Mike introduced me to antiques. He had an extensive clock collection and I wanted to learn more, so I did a lot of research. In 2003, I wrote an article titled “Collecting Clocks” for Antiques & Collectibles Showcase, a Canadian publication. I started freelancing for them, as well as other antiques publications, including New England Antiques Journal. When the editors of ACS retired, I was offered the job. When ACS was sold in 2007, NEAJ approached me to take on the position of senior editor, which had recently been vacated. It’s a great gig and I’ve learned so much over the years.
What prompted you to write a mystery? Is it fair to call it a “cozy”?
I’ve been reading mysteries, starting with Nancy Drew, since I was a kid. Mysteries are definitely my go-to genre. I wouldn’t classify The Hanged Man’s Noose as a traditional cozy. There is the requisite small town setting, an amateur sleuth with an equally amateur sidekick and there is no overt violence, bad language or sex. But unlike many traditional cozies, there are no cats, crafts or cookie recipes, and the plot is a bit more complex. I’ve coined the term “an amateur sleuth with an edge,” which I think more aptly describes it.
How did you arrive at the fictional town of Lount’s Landing for your setting?
There’s a sign outside of the Holland Landing Community Centre dedicated to Samuel Lount, a politician who was hanged for treason in the Nineteenth Century. My curiosity aroused, I started researching his life. When I established the setting for The Hanged Man’s Noose, I decided to use a much-fictionalized version of Holland Landing and the main street of the neighboring town of Newmarket. The title of the book comes from The Hanged Man’s Noose, a local pub. The bar owner is a history buff.
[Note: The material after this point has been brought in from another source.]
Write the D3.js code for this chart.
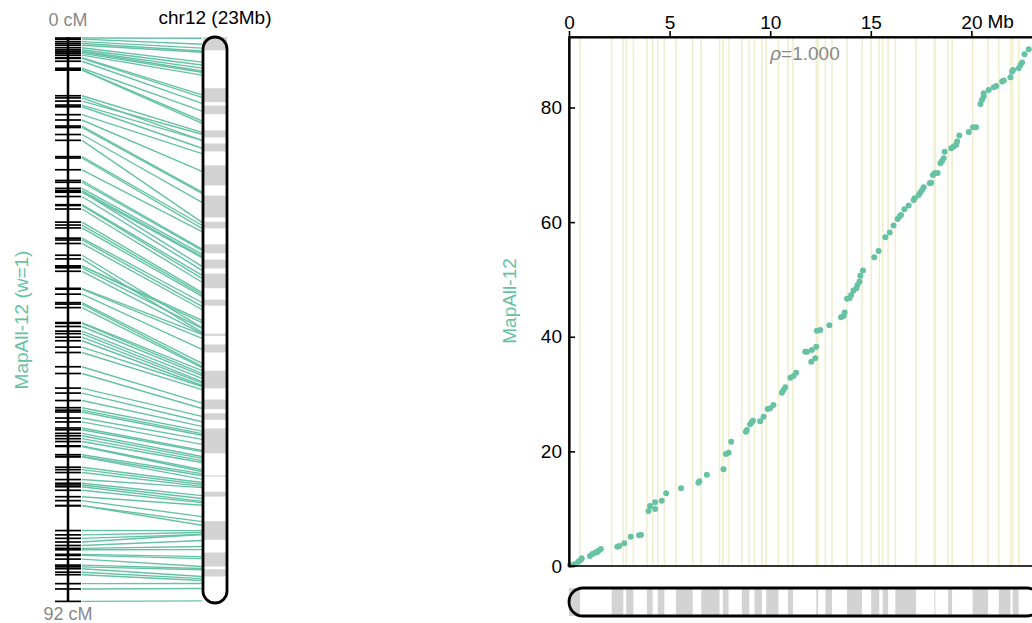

To what does the name of your series, Glass Dolphin Mysteries, refer?
The Glass Dolphin is the name of an antiques shop on Lount’s Landing’s historic Main Street. The owner, Arabella Carpenter, named it after her first antique find: a pair of cobalt blue Boston & Sandwich dolphin candlesticks. In 2003, when I was starting out as a freelance writer, someone at Skinner mailed me the catalog for the Frank E. Jedlicka collection of Sandwich glass. I studied that catalog for weeks and fell in love with the dolphin sticks. So, in a way, they were my first antiques find. Not that I could afford to buy them!
Will readers recognize the people and places you describe?
I don’t think the people or the places are recognizable, largely because I’ve made them up, but there are plenty of references to antiques. The Glass Dolphin has a wall of clocks, along with a selection of posters, antique maps, furniture, assorted smalls — all the usual items you’d expect to find in a well-stocked shop.
What’s next in the Glass Dolphin series?
I’m currently writing a sequel to The Hanged Man’s Noose and hope to have it ready for submission to my publisher midyear, with a 2017 publication date. I’ve also recently submitted the first novel in a new mystery series — Marketville Mysteries — in which Arabella makes a brief appearance.
Planning any public appearances?
I’m attending Malice Domestic in Bethesda, Md., for the first time at the end of April. It’s a huge mystery conference. And I’m hoping to attend Killer Nashville later in the year.